Carrion de los Condes is always full of pilgrims. There are four albergues in the town; all of them run by the convents:
Albergue Monasterio de Santa Clara (first one as you enter the town, one of the oldest Spanish monasteries of this Order), 50 beds, opens from March to the end of November, heating, microwave, 5 – 7 Euros. Apart from the albergue, the convent runs a hostel with single and double rooms. Prices of rooms may vary depending on the time of year, for instance in late autumn you might be given a room for the price of an albergue. Or not – a question of personal luck.

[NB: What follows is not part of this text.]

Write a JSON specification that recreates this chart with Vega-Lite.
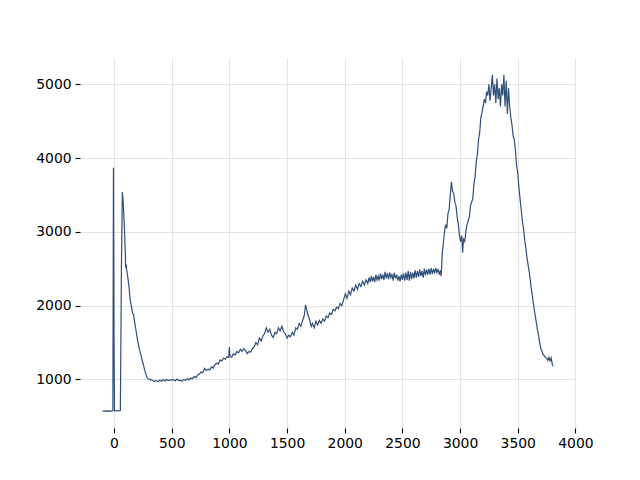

Albergue Parroquial de Santa Maria (at the intersection with the pilgrim’s statue go straight ahead, the albergue is behind the church with the 13th-century polychrome statue of Virgin de las Victorias y del Camino), 52 beds, opens from March to the end of October, heating, a kitchen, 5 Euros. The albergue is quite basic but so warm that it always fills up very quickly. The albergue is run by nuns who pray for the pilgrims every day. There is an international pilgrim’s mass in the evening celebrated in the nearby church.
Albergue Espiritu Santo (Plaza de San Juan 4, at the intersection with the pilgrim’s figure turn right and immediately left, a minute later you will find yourself at the back of the albergue, cycle around to the reception), 100 beds, open all year round, heating, a kitchen, 5 Euros. This is another friendly place to stay for the night in Carrion. If you are tired of sleeping on bunk beds, this is the place for you. However not all the beds are ‘normal’ so again it’s a question of personal luck.
Albergue Casa de Espiritualidad Nuestra Señora de Belén (Leopoldo María de Castro 6, by the Iglesia Nuestra Senora de Belen; 350 meters away from the Church of Saint James, keep going straight, one-way streets), 92 beds, open all year round, heating, 22 Euros (single and double rooms only) or 28 Euros for half-board. Sisters serve homemade breakfasts and dinners, prepared from the products coming from their farm and orchard. Reportedly very tasty.